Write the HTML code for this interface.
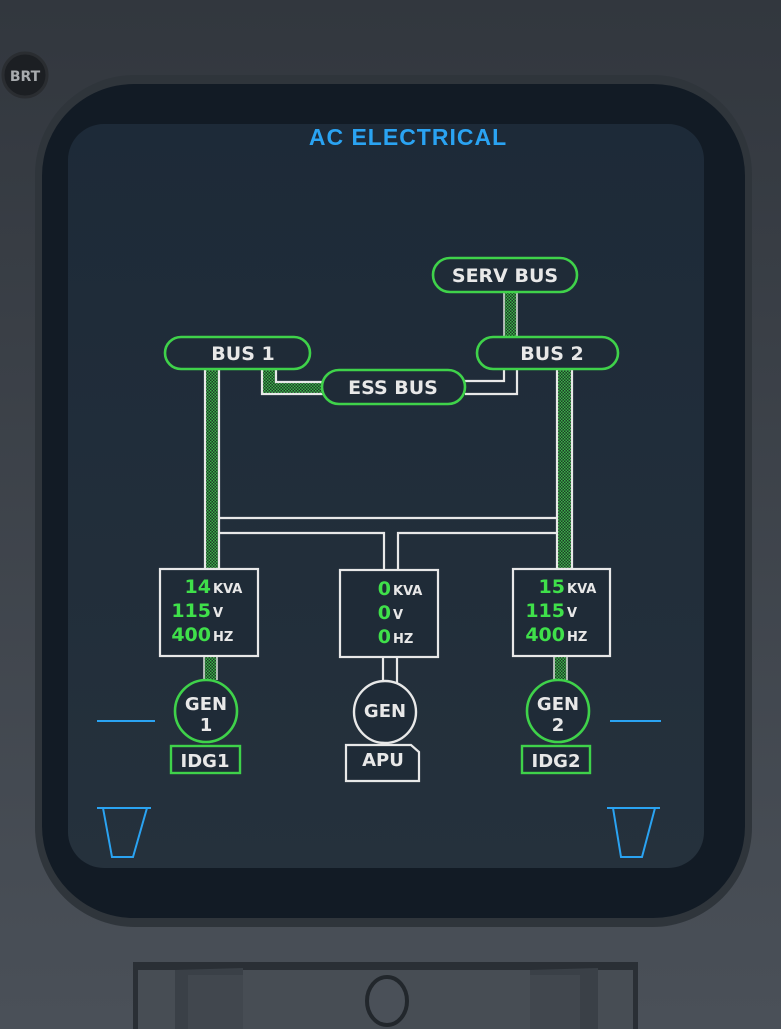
<!DOCTYPE html>
<html><head><meta charset="utf-8"><style>
html,body{margin:0;padding:0;width:781px;height:1029px;overflow:hidden;background:#3c4249}
svg{display:block}
text{font-family:"DejaVu Sans","Liberation Sans",sans-serif;font-weight:bold}
</style></head><body>
<svg width="781" height="1029" viewBox="0 0 781 1029" xmlns="http://www.w3.org/2000/svg">
<defs>
<linearGradient id="bg" x1="0" y1="0" x2="0" y2="1"><stop offset="0" stop-color="#32373e"/><stop offset="1" stop-color="#4a5058"/></linearGradient>
<linearGradient id="scr" x1="0" y1="0" x2="0" y2="1"><stop offset="0" stop-color="#1d2a38"/><stop offset="1" stop-color="#25313c"/></linearGradient>
<pattern id="h" width="3" height="3" patternUnits="userSpaceOnUse"><rect width="3" height="3" fill="#1d3a26"/><rect width="1.5" height="1.5" fill="#3bb04a"/><rect x="1.5" y="1.5" width="1.5" height="1.5" fill="#3bb04a"/></pattern>
</defs>
<rect width="781" height="1029" fill="url(#bg)"/>
<circle cx="25" cy="75" r="22" fill="#1c1f23" stroke="#2a2d31" stroke-width="3"/>
<text x="25" y="81" font-size="14" fill="#a8abae" text-anchor="middle" font-weight="normal">BRT</text>
<rect x="35" y="75" width="717" height="852" rx="100" fill="#2f353b"/>
<rect x="42" y="84" width="703" height="834" rx="92" fill="#121b25"/>
<rect x="68" y="124" width="636" height="744" rx="36" fill="url(#scr)"/>
<text x="408" y="145" font-size="23" fill="#2aa3f2" text-anchor="middle" style="font-family:'Liberation Sans',sans-serif;font-weight:bold" letter-spacing="1">AC ELECTRICAL</text>

<g stroke="#e8e8e8" stroke-width="2.2" fill="none">
<rect x="205" y="369" width="14" height="200" fill="url(#h)"/>
<rect x="557" y="369" width="15" height="200" fill="url(#h)"/>
<rect x="204" y="656" width="13" height="24" fill="url(#h)" stroke="none"/>
<rect x="554" y="656" width="13" height="24" fill="url(#h)" stroke="none"/>
<rect x="504" y="292" width="13" height="45" fill="url(#h)" stroke="none"/>
<path d="M262 369 V394 H323 V382 H276 V369 Z" fill="url(#h)"/>
<path d="M465 381 H504 V369 M465 394 H517 V369"/>
<path d="M219 518 H557 M219 533 H384 V569 M398 569 V533 H557"/>
<path d="M383 657 V688 M397 657 V688"/>
</g>
<path d="M204 656 V680 M217 656 V680 M554 656 V680 M567 656 V680 M504 292 V337 M517 292 V337" stroke="#ddd" stroke-width="1.5"/>

<g stroke="#3fd24a" stroke-width="2.6" fill="#1f2b37">
<rect x="433" y="258" width="144" height="34" rx="17"/>
<rect x="165" y="337" width="145" height="32" rx="16"/>
<rect x="477" y="337" width="141" height="32" rx="16"/>
<rect x="322" y="370" width="143" height="34" rx="17"/>
</g>
<g fill="#e8e8e8" font-size="19" text-anchor="middle">
<text x="505" y="282">SERV BUS</text>
<text x="243" y="360">BUS 1</text>
<text x="552" y="360">BUS 2</text>
<text x="393" y="394">ESS BUS</text>
</g>

<g stroke="#e8e8e8" stroke-width="2.2" fill="#1f2b37">
<rect x="160" y="569" width="98" height="87"/>
<rect x="340" y="570" width="98" height="87"/>
<rect x="513" y="569" width="97" height="87"/>
</g>
<g font-size="19" fill="#3fe04a" text-anchor="end">
<text x="211" y="593">14</text><text x="211" y="617">115</text><text x="211" y="641">400</text>
<text x="391" y="595">0</text><text x="391" y="619">0</text><text x="391" y="643">0</text>
<text x="565" y="593">15</text><text x="565" y="617">115</text><text x="565" y="641">400</text>
</g>
<g font-size="13" fill="#e8e8e8">
<text x="213" y="593">KVA</text><text x="213" y="617">V</text><text x="213" y="641">HZ</text>
<text x="393" y="595">KVA</text><text x="393" y="619">V</text><text x="393" y="643">HZ</text>
<text x="567" y="593">KVA</text><text x="567" y="617">V</text><text x="567" y="641">HZ</text>
</g>

<circle cx="206" cy="711" r="31" fill="#1f2b37" stroke="#3fd24a" stroke-width="2.6"/>
<circle cx="385" cy="712" r="31" fill="#1f2b37" stroke="#e8e8e8" stroke-width="2.4"/>
<circle cx="558" cy="711" r="31" fill="#1f2b37" stroke="#3fd24a" stroke-width="2.6"/>
<g fill="#e8e8e8" font-size="18" text-anchor="middle">
<text x="206" y="710">GEN</text><text x="206" y="731">1</text>
<text x="385" y="717">GEN</text>
<text x="558" y="710">GEN</text><text x="558" y="731">2</text>
</g>
<rect x="171" y="746" width="69" height="27" fill="#1f2b37" stroke="#3fd24a" stroke-width="2.4"/>
<rect x="522" y="746" width="68" height="27" fill="#1f2b37" stroke="#3fd24a" stroke-width="2.4"/>
<path d="M346 745 H411 L419 752 V781 H346 Z" fill="#1f2b37" stroke="#e8e8e8" stroke-width="2.2"/>
<g fill="#e8e8e8" font-size="18" text-anchor="middle">
<text x="205" y="767">IDG1</text><text x="556" y="767">IDG2</text><text x="383" y="766">APU</text>
</g>

<g stroke="#2aa3f2" stroke-width="2" fill="none">
<path d="M97 721 H155 M610 721 H661"/>
<path d="M97 808 H151 M103 808 L112 857 H133 L147 808"/>
<path d="M607 808 H660 M613 808 L621 857 H642 L655 808"/>
</g>

<rect x="133" y="962" width="505" height="67" fill="#2a2f35"/>
<rect x="138" y="970" width="495" height="59" fill="#474d54"/>
<path d="M175 970 L243 968 V1029 H175 Z" fill="#3a4047"/>
<rect x="188" y="975" width="55" height="54" fill="#41474e"/>
<path d="M530 970 L598 968 V1029 H530 Z" fill="#3a4047"/>
<rect x="530" y="975" width="50" height="54" fill="#41474e"/>
<ellipse cx="387" cy="1001" rx="20" ry="24" fill="#4a5058" stroke="#22272c" stroke-width="4"/>
</svg>
</body></html>
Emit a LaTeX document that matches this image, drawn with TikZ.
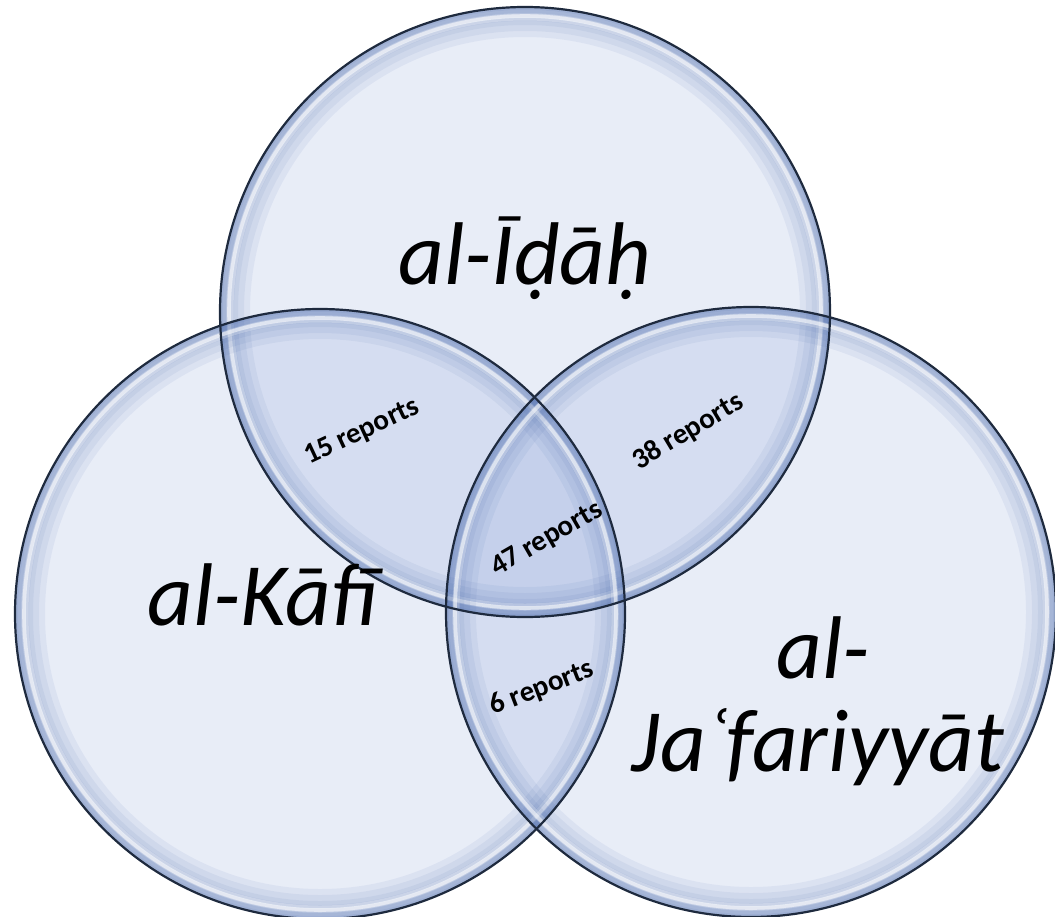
\documentclass[tikz,border=0pt]{standalone}
\usepackage{fontspec}
\setmainfont{Carlito}
\definecolor{vfill}{RGB}{112,140,206}
\definecolor{vrim}{RGB}{60,95,165}
\definecolor{vedge}{RGB}{30,42,62}
\begin{document}
\begin{tikzpicture}[x=0.5pt,y=-0.5pt,
  vset/.style={circle,minimum size=305pt,inner sep=0pt,outer sep=0pt,fill=vfill,fill opacity=0.16},
  big/.style={font=\itshape\fontsize{44.5}{54}\selectfont,inner sep=0pt,anchor=base},
  rep/.style={font=\bfseries\fontsize{14.5}{16}\selectfont,inner sep=0pt}]
\useasboundingbox (0,0) rectangle (1055,916);
\node[vset] (cI) at (525,312) {};
\node[vset] (cK) at (320,614) {};
\node[vset] (cJ) at (751,612) {};
\foreach \c in {cI,cK,cJ}{
  \foreach \w in {3,6,10,14,18,24,30}{
    \draw[vrim,draw opacity=0.075,line width=\w*0.5pt] (\c.center) circle[radius=152.5pt-\w*0.25pt];
  }
  \draw[white,draw opacity=0.55,line width=1.8pt] (\c.center) circle[radius=148pt];
  \draw[white,draw opacity=0.25,line width=3.5pt] (\c.center) circle[radius=147.5pt];
}
\foreach \c in {cI,cK,cJ}{
  \draw[vedge,line width=1.1pt] (\c.center) circle[radius=152.5pt];
}
\node[big] (tI) at (525,284) {al-Īḍāḥ};
\node[big] (tK) at (263,625) {al-Kāfī};
\node[big] (tJa) at (823,678) {al-};
\node[big] (tJb) at (818,771) {Jaʿfariyyāt};
\node[rep,rotate=25] (r15) at (362,432) {15 reports};
\node[rep,rotate=31] (r38) at (688,432) {38 reports};
\node[rep,rotate=30] (r47) at (547,539) {47 reports};
\node[rep,rotate=21] (r6) at (542,688) {6 reports};
\end{tikzpicture}
\end{document}
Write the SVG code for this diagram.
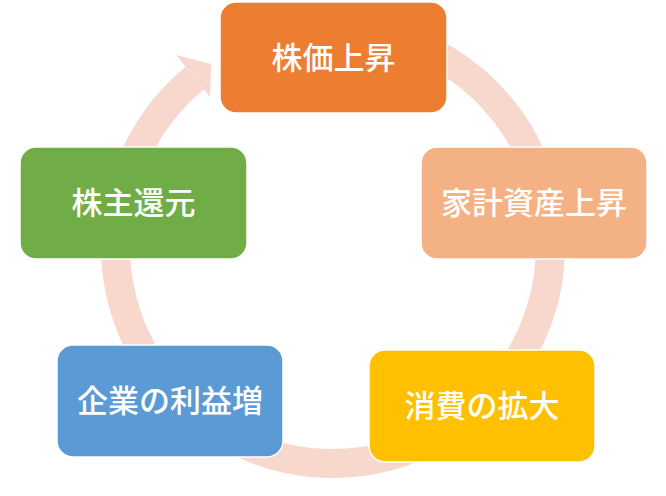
<svg xmlns="http://www.w3.org/2000/svg" width="666" height="496" viewBox="0 0 666 496">
<style>
.box{stroke:#ffffff;stroke-width:1.5}
.lbl{font-family:"Noto Sans CJK JP","Noto Sans CJK SC",sans-serif;font-weight:500;font-size:31px;fill:#ffffff;text-anchor:middle;dominant-baseline:central}
.ring{fill:none;stroke:#F8D7CC;stroke-width:29}
</style>
<rect width="666" height="496" fill="#ffffff"/>
<g id="connectors">
<path class="ring" d="M370.8,31.8 A217.5,217.5 0 1 1 194.6,78.2"/>
<polygon points="176,55 211,64 210,97" fill="#F8D7CC"/>
</g>
<g id="node-kabuka">
<rect class="box" x="220" y="2" width="227" height="111" rx="16" fill="#ED7D31"/>
<text class="lbl" x="333.5" y="55">株価上昇</text>
</g>
<g id="node-kakei">
<rect class="box" x="421" y="147" width="226" height="112" rx="16" fill="#F4B183"/>
<text class="lbl" x="534" y="200">家計資産上昇</text>
</g>
<g id="node-shohi">
<rect class="box" x="369" y="350" width="226" height="112" rx="16" fill="#FFC000"/>
<text class="lbl" x="482" y="403">消費の拡大</text>
</g>
<g id="node-kigyo">
<rect class="box" x="57" y="345" width="226" height="112" rx="16" fill="#5B9BD5"/>
<text class="lbl" x="170" y="398">企業の利益増</text>
</g>
<g id="node-kabunushi">
<rect class="box" x="20" y="147" width="227" height="112" rx="16" fill="#70AD47"/>
<text class="lbl" x="133.5" y="200">株主還元</text>
</g>
</svg>
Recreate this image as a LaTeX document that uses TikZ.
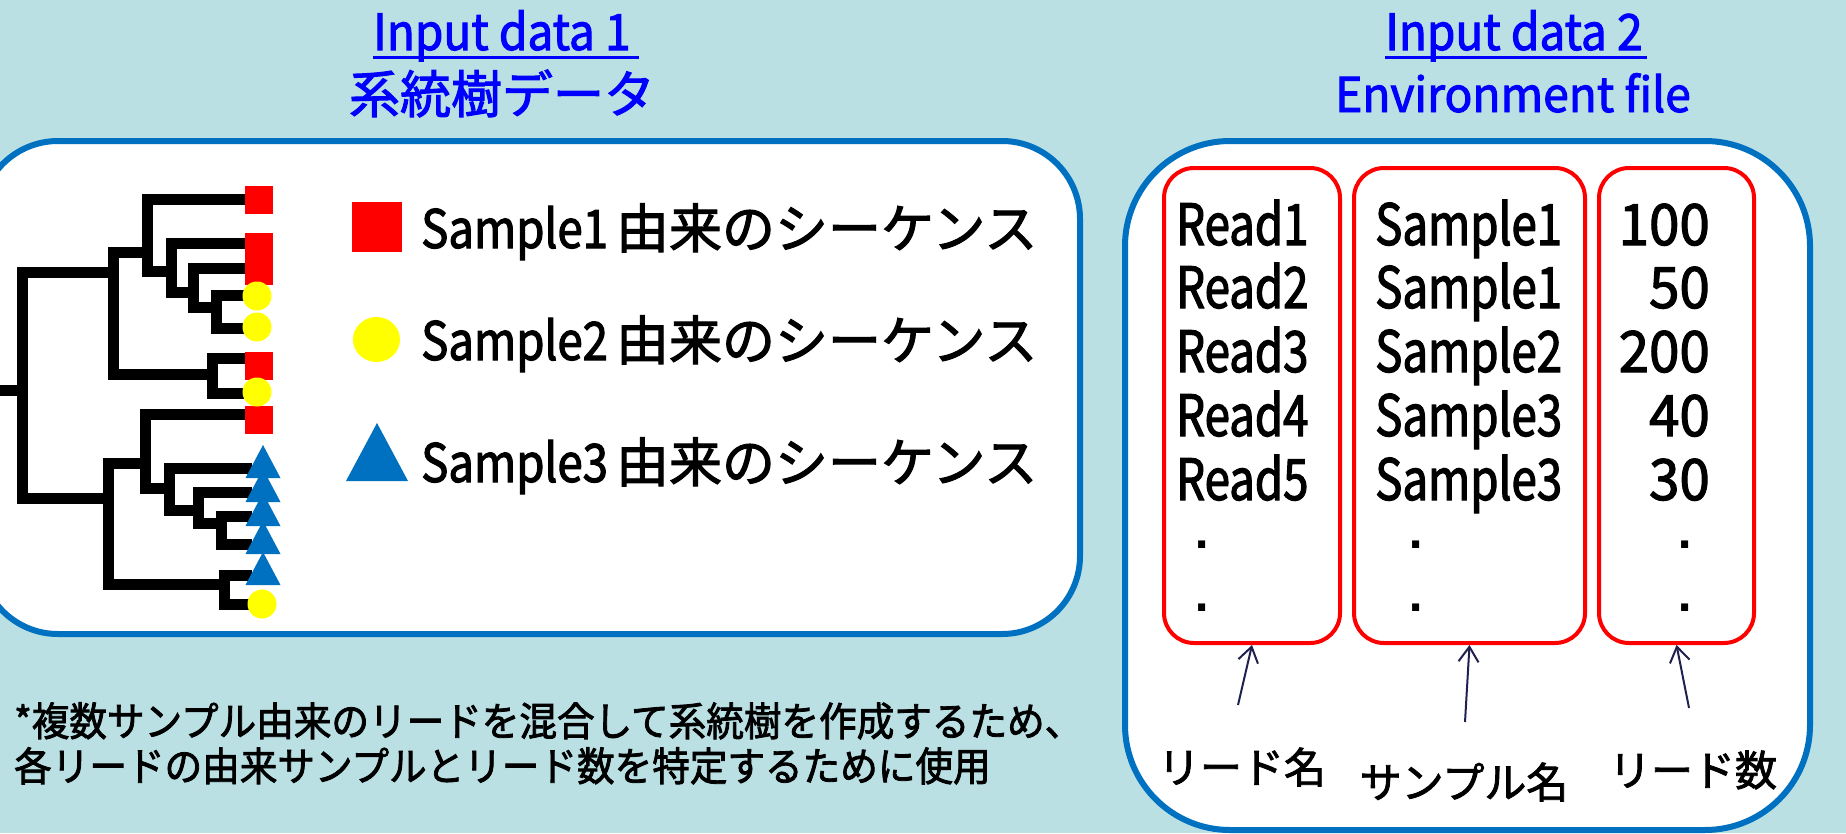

⁂

> **Objective**
Copy out every line with the word "Write".

> **Full answer**
Write the HTML code for this interface.
Write the SVG code for this diagram.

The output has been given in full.